There are maps, there's instinct, and then there's me ... lost again.

Because of my tentative grasp of geography, there were times when public transport baffled me.

It's the stuff of family legend, but I should probably admit that there may be a certain broad element of truth to it. My older brother reminded me of the event recently. A friend of his, who worked in the City (I am talking about London in the early 1960s), spotted me on his habitual route to work one morning. I was stock-still on the crowded platform of a certain Underground station and was looking lost.

The possibility of bumping into anyone you know on the London Underground at the height of the rush hour is statistically miniscule. But there I was. And there he was. Because I had just started work in London, I had only a vague notion about which line I ought to take to my workplace. But he knew.

What made the story lean somewhat toward the apocryphal, however, was that the next morning the same acquaintance spotted me again. I was standing, according to his version, in exactly the same place on the same platform - looking just as lost.

He told my brother later that for a moment he thought I had stayed where I was for 24 hours. But surely this was where his narrative turned fictional. On both occasions he gave me clear directions that meant I arrived with remarkable accuracy at my new place of work.

If this had been an isolated incident, I might plead special causes. I could argue that my commute to work at that time was a horrendous journey from deepest Sussex, lasting well over two hours and involving various means of transport, each with several changes.

I could also observe that I had to leave the house before dawn, and that the previous night I would have reached home just before bedtime. Or even later if I happened to sit at the wrong end of one of the trains that was mysteriously inclined, at a certain junction, to be broken in two, each of its parts heading off in a different direction. No wonder I looked dazed on that Underground platform.

But I must confess: I did have a rather tentative approach to things geographical. There were other, similar occasions when public transport utterly baffled me.

Today I feel no shame in asking anyone for directions. But then I preferred the idea of following my instinct, and my instinct was not as reliable as I supposed. I remember that on my first day at technical college, I followed a girl I guessed was going to the same place. She wasn't.

A year or two after the Underground incident, I was just starting work in Boston. I was there to write about art for a newspaper, and this was to entail frequent trips to New York.

To accomplish this, the efficient delights of the "air shuttle" awaited me. This flying bus would take half the time to go from Boston to the Big Apple than it had taken me to go from my home to London.

In those days, when we didn't have the now- necessary delay of airport security, you simply bought your ticket on the plane. Marvelous! This sort of fuss-free, walk-on travel had not yet reached Britain. How I loved the USA!

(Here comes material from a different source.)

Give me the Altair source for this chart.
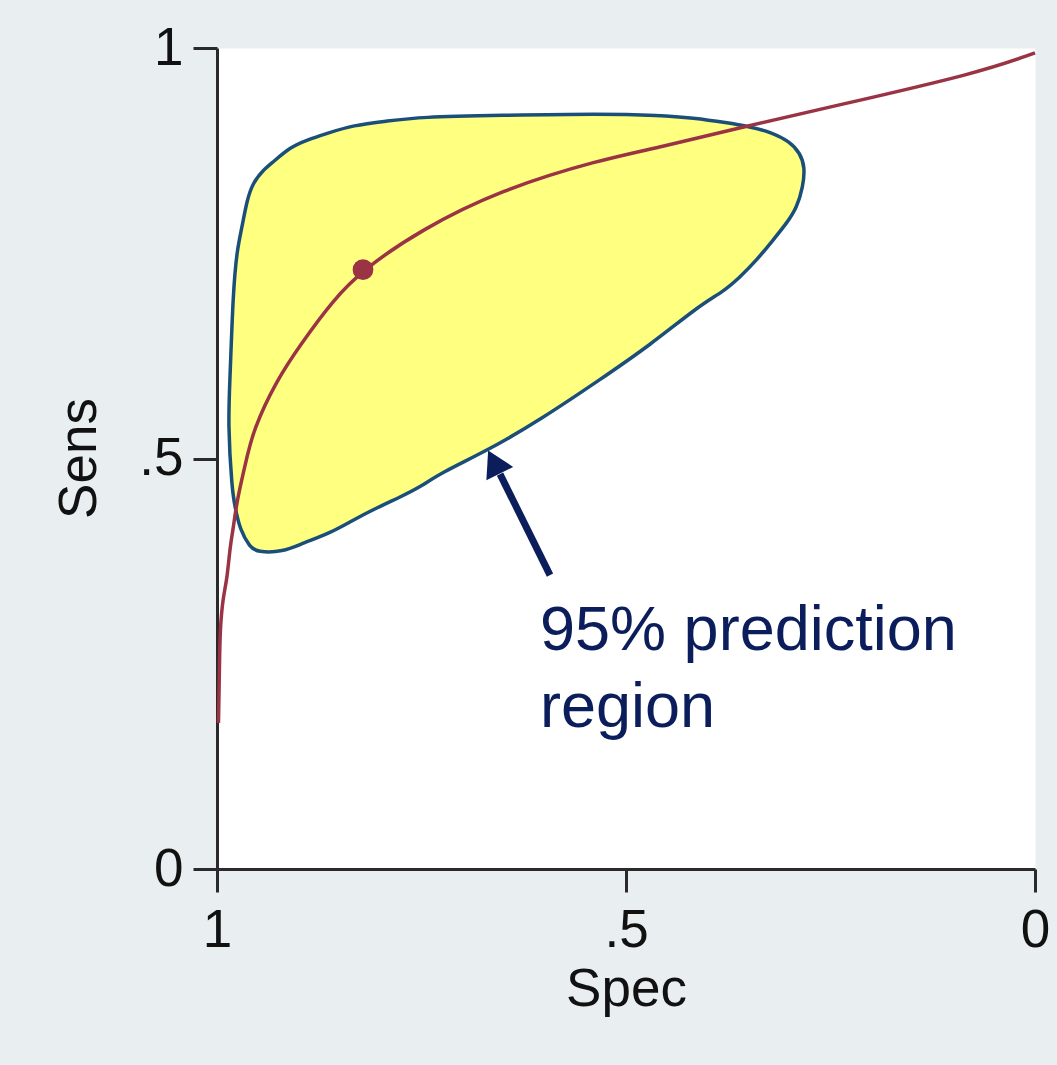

That first day in New York went well, and by late afternoon I was at the airport ready to take the shuttle back to Boston. I had been invited to dinner that evening at the residence of a highly regarded dignitary of the organization that owned the newspaper.

On the plane, the voice of the air hostess came over the speakers welcoming us onboard Flight "whatever number it was" to Washington, D.C.

The power of absolute conviction can be extraordinarily persuasive. I thought: "How on earth could she make such a silly mistake? She must be reading the wrong card." It didn't even concern me that no one else on the plane seemed in the least surprised.

"Ah, well," I mused, "that's America for you!"

I paid for my ticket, noticing that it was a few dollars more than the morning flight, but I assumed it was some sort of evening tariff.

The flight went smoothly. After about an hour, I looked down and - since you see what you believe - there was the golden dome of the Massachusetts State House in Boston glinting in the sunset.

It wasn't until I was actually striding across the tarmac to the arrivals lounge that a tiny doubt assailed me. Once in the lounge, this doubt blossomed into ghastly realization: This wasWashington. I had taken the wrong shuttle.

I waited in line at the airline desk, and the man behind it didn't even break into a pitying smile when I shamefacedly said: "I am an idiot Englishman and have taken the wrong shuttle to the wrong city."

Today I wonder what would happen in similar circumstances. Recently, through no fault of my own, I missed a flight and had to wait until the next morning for another one. I was charged twice the original ticket price for the privilege and had to spend the night on a bench.

But back when I rode the wrong shuttle, the airline representative said: "No problem, sir. We'll fly you back to Boston free of charge. It may take a number of hours, but you will be home tonight."

How was that for good customer relations? Or was it Be Kind to Clowns Day?